Our current proposals

Cadent's HyNet North West Hydrogen Pipeline includes the construction, operation and maintenance of around 125 kilometres (approximately 77 miles) of new gas transportation infrastructure. The pipeline will vary in diameter along the route between 12 inches to 48 inches and will connect a number of defined end points (outlined in the table below), distributing hydrogen to industry and blending hydrogen into the existing gas network in the North West.

We are currently at an early stage in our work. So far, we have identified a broad route corridor within which the pipeline could be routed. We have also identified search areas for where our Hydrogen Above Ground Installations could potentially be located.

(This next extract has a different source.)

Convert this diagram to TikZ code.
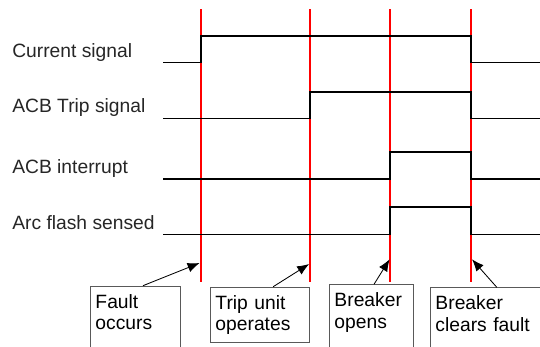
\documentclass[tikz,border=0pt]{standalone}
\usepackage{xcolor}
\usepackage{fontspec}
\setmainfont{Liberation Sans}
\usetikzlibrary{arrows.meta}

\tikzset{
  signal/.style={black, line width=1.4pt},
  marker/.style={red, line width=1.4pt},
  eventbox/.style={draw=black!65, line width=0.7pt, anchor=north west, align=left,
    inner xsep=0.125cm, inner ysep=5.6pt, font=\fontsize{13.7}{15.6}\selectfont},
  pointer/.style={black, line width=0.6pt, -{Latex[length=0.3cm,width=0.24cm]}}
}

\begin{document}
\begin{tikzpicture}[font=\fontsize{13.7}{15.6}\selectfont]
          \useasboundingbox (0,0) rectangle (13.5,8.65);
          \clip (0,0) rectangle (13.5,8.65);

          %signal names
          \node[anchor=base west, inner sep=0pt, text=black!85] (lcur) at (0.3,7.2175) {Current signal};
          \node[anchor=base west, inner sep=0pt, text=black!85] (ltrip) at (0.3,5.8425) {ACB Trip signal};
          \node[anchor=base west, inner sep=0pt, text=black!85] (lint) at (0.3,4.3175) {ACB interrupt};
          \node[anchor=base west, inner sep=0pt, text=black!85] (larc) at (0.3,2.9175) {Arc flash sensed};

          %time markers
          \draw[marker] (5.025,8.425) -- (5.025,1.6);
          \draw[marker] (7.75,8.425) -- (7.75,1.6);
          \draw[marker] (9.75,8.425) -- (9.75,1.6);
          \draw[marker] (11.775,8.425) -- (11.775,1.6);

          %waveforms
          \draw[signal] (4.075,7.0875) -- (5.025,7.0875) -- (5.025,7.75) -- (11.775,7.75) -- (11.775,7.0875) -- (13.5,7.0875);
          \draw[signal] (4.075,5.6875) -- (7.75,5.6875) -- (7.75,6.35) -- (11.775,6.35) -- (11.775,5.6875) -- (13.5,5.6875);
          \draw[signal] (4.075,4.175) -- (9.75,4.175) -- (9.75,4.85) -- (11.775,4.85) -- (11.775,4.175) -- (13.5,4.175);
          \draw[signal] (4.075,2.7875) -- (9.75,2.7875) -- (9.75,3.475) -- (11.775,3.475) -- (11.775,2.7875) -- (13.5,2.7875);

          %events
          \coordinate (hit1) at (4.99,2.075);
          \coordinate (hit2) at (7.73,2.05);
          \coordinate (hit3) at (9.74,2.1675);
          \coordinate (hit4) at (11.8,2.1675);

          \node[eventbox, text width=2.0cm, text depth=1cm] (fault) at (2.25,1.5075) {Fault\\occurs};
          \node[eventbox, text width=2.225cm, text depth=0.65cm] (trip) at (5.25,1.4825) {Trip unit\\operates};
          \node[eventbox, text width=1.85cm, text depth=1cm] (opens) at (8.225,1.5425) {Breaker\\opens};
          \node[eventbox, text width=2.6cm, text depth=1cm] (clears) at (10.75,1.4675) {Breaker\\clears fault};

          \draw[pointer] ([xshift=1.325cm]fault.north west) -- (hit1);
          \draw[pointer] ([xshift=1.58cm]trip.north west) -- (hit2);
          \draw[pointer] ([xshift=1.125cm]opens.north west) -- (hit3);
          \draw[pointer] ([xshift=1.67cm]clears.north west) -- (hit4);
          \end{tikzpicture}
\end{document}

We held our first, non-statutory stage of consultation on these early proposals from 26 January 2022 to 11 March 2022. This consultation has now closed.

Thank you to everyone who took part in the consultation and came along to one of our eight in-person and two online events. We're currently considering all the feedback we've received, alongside further technical and environmental work, as we work to develop a more detailed design for the pipeline network.

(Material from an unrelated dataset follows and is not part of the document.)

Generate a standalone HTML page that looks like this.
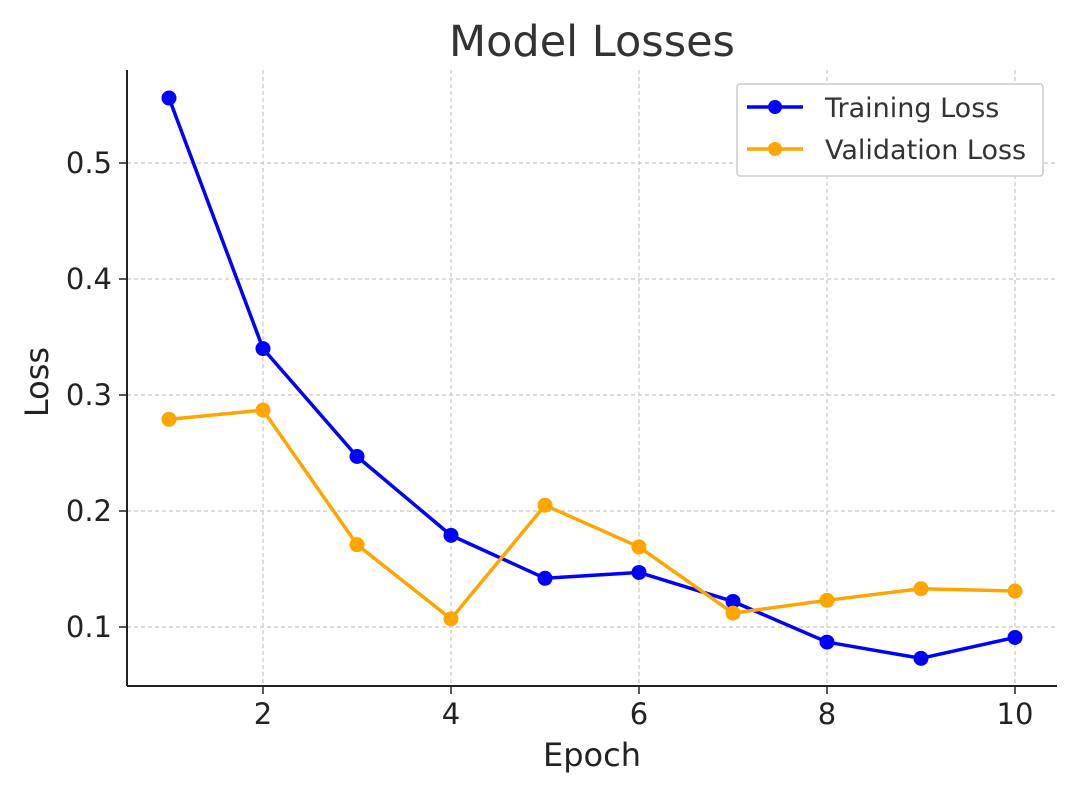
<!DOCTYPE html>
<html><head><meta charset="utf-8"><style>
html,body{margin:0;padding:0;background:#fff;}
svg{display:block;font-family:"DejaVu Sans","Liberation Sans",sans-serif;}
</style></head><body>
<svg id="chart" width="1077" height="793" viewBox="0 0 1077 793" xmlns="http://www.w3.org/2000/svg">
<text x="592" y="56" font-size="43" fill="#333" text-anchor="middle">Model Losses</text>
<g id="grid"></g>
<g id="series"></g>
<line x1="127" y1="70" x2="127" y2="686" stroke="#222" stroke-width="2"/>
<line x1="127" y1="686" x2="1057" y2="686" stroke="#222" stroke-width="2"/>
<g id="ticks"></g>
<text x="592" y="766" font-size="32" fill="#222" text-anchor="middle">Epoch</text>
<text x="48" y="382" font-size="32" fill="#222" text-anchor="middle" transform="rotate(-90 48 382)">Loss</text>
<g>
<rect x="737" y="84" width="306" height="92" fill="#fff" stroke="#ccc" stroke-width="1.5" rx="3"/>
<g>
<line x1="747" y1="107" x2="803" y2="107" stroke="#0000ff" stroke-width="3.5"/>
<circle cx="775" cy="107" r="7" fill="#0000ff"/>
<text x="825" y="117" font-size="27" fill="#333">Training Loss</text></g>
<g>
<line x1="747" y1="149" x2="803" y2="149" stroke="#ffa500" stroke-width="3.5"/>
<circle cx="775" cy="149" r="7" fill="#ffa500"/>
<text x="825" y="159" font-size="27" fill="#333">Validation Loss</text></g>
</g>
</svg>
<script>
const epochs=[1,2,3,4,5,6,7,8,9,10];
const trainingLoss=[0.556,0.340,0.247,0.179,0.142,0.147,0.122,0.087,0.073,0.091];
const validationLoss=[0.279,0.287,0.171,0.107,0.205,0.169,0.112,0.123,0.133,0.131];
const xTicks=[2,4,6,8,10];
const yTicks=[0.1,0.2,0.3,0.4,0.5];
const X=v=>169+(v-1)*94;
const Y=v=>627-(v-0.1)*1160;
const NS="http://www.w3.org/2000/svg";
const grid=document.getElementById('grid'),ticks=document.getElementById('ticks'),series=document.getElementById('series');
function mk(t,a,p){const e=document.createElementNS(NS,t);for(const k in a)e.setAttribute(k,a[k]);p.appendChild(e);return e;}
xTicks.forEach(t=>{
 const g=mk('line',{x1:X(t),x2:X(t),y1:70,y2:686,stroke:'#c8c8c8','stroke-width':1.2,'stroke-dasharray':'4,3'},grid);
 
 
 const tk=mk('line',{x1:X(t),x2:X(t),y1:686,y2:694,stroke:'#222','stroke-width':1.5},ticks);
 
 
 const l=mk('text',{x:X(t),y:724,'font-size':29,fill:'#222','text-anchor':'middle'},ticks);
 l.textContent=t;
 
 
});
yTicks.forEach(t=>{
 const g=mk('line',{x1:127,x2:1057,y1:Y(t),y2:Y(t),stroke:'#c8c8c8','stroke-width':1.2,'stroke-dasharray':'4,3'},grid);
 
 
 const tk=mk('line',{x1:119,x2:127,y1:Y(t),y2:Y(t),stroke:'#222','stroke-width':1.5},ticks);
 
 
 const l=mk('text',{x:112,y:Y(t)+10,'font-size':29,fill:'#222','text-anchor':'end'},ticks);
 l.textContent=t.toFixed(1);
 
 
});
function draw(vals,color,name){
 const pl=mk('polyline',{points:vals.map((v,i)=>X(epochs[i])+','+Y(v)).join(' '),fill:'none',stroke:color,'stroke-width':3.5,'stroke-linejoin':'round'},series);
 
 
 vals.forEach((v,i)=>{
  const c=mk('circle',{cx:X(epochs[i]),cy:Y(v),r:7.5,fill:color},series);
  
  
 });
}
draw(trainingLoss,'#0000ff','training-loss');
draw(validationLoss,'#ffa500','validation-loss');
</script>
</body></html>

We will present this more detailed design, alongside our preliminary environmental work, at our second, statutory consultation this autumn, during which people will have another opportunity to provide feedback.

To learn more about how we developed our proposals, click here. To view our proposals in more detail, view our interactive map here.

Defined end points Why it's needed
Hydrogen production facility at Stanlow Manufacturing Complex To provide a source of hydrogen to supply the pipeline network
Hydrogen storage facility, near Northwich To allow hydrogen to be stored at times of peak supply and released into the network to meet demand
Blending to the existing gas network, near Warburton and Partington To allow hydrogen to be blended with natural gas and supplied into the pipeline network
A cluster of industrial operations across the project area To allow hydrogen to be blended with natural gas and supplied into the pipeline network

The project

The HyNet North West Hydrogen Pipeline is essential to unlocking the benefits and ambitions of HyNet North West.

Find out more

What is blended hydrogen?

Blended hydrogen is when we mix hydrogen (up to 20% by volume) into the existing natural gas pipelines. This hydrogen and natural gas mix is less carbon intensive, reducing the environmental impact of the energy we use in our homes and businesses while allowing existing domestic appliances, such as our hobs and boilers, to keep working without any changes.

The pipeline

The pipeline will connect to the existing hydrogen plant at Stanlow Manufacturing Complex. This will be the source of hydrogen for onward distribution into the network. The pipeline will then continue to the ‘Hydrogen Hub’ at the centre of the network. The Central Hub will act as the connection and onward distribution point for users along the south, east and north route corridors.

For more information about how we could construct our pipeline, see here.

Spurs

In some areas, we have identified spurs off the route corridor. These are needed to take hydrogen from the main pipeline network to specific industrial users in the region. We expect that these spurs will use a smaller type of pipe and will include installations within roads, much like Cadent’s existing network.

Hydrogen Above Ground Installations (HAGIs)

The majority of our new infrastructure will be underground. However, at certain points along the pipeline, we’ll need some above ground equipment. We call these Hydrogen Above Ground Installations (HAGIs). This equipment helps maintain the correct pressure in the pipeline, as well as ensuring security of supply.

HAGI search areas have been identified within the route corridor based on points along the pipeline network where connections or block valves are required. We currently anticipate needing around 14 HAGIs and have identified search areas for where these could be located.

What do HAGIs look like?

Typically, HAGIs require a range of above ground equipment and structures. These structures are usually around 1.5 to 2 metres tall. HAGI sites vary in size, but typically range between 0.5 and two hectares. One hectare is around the size of a football pitch.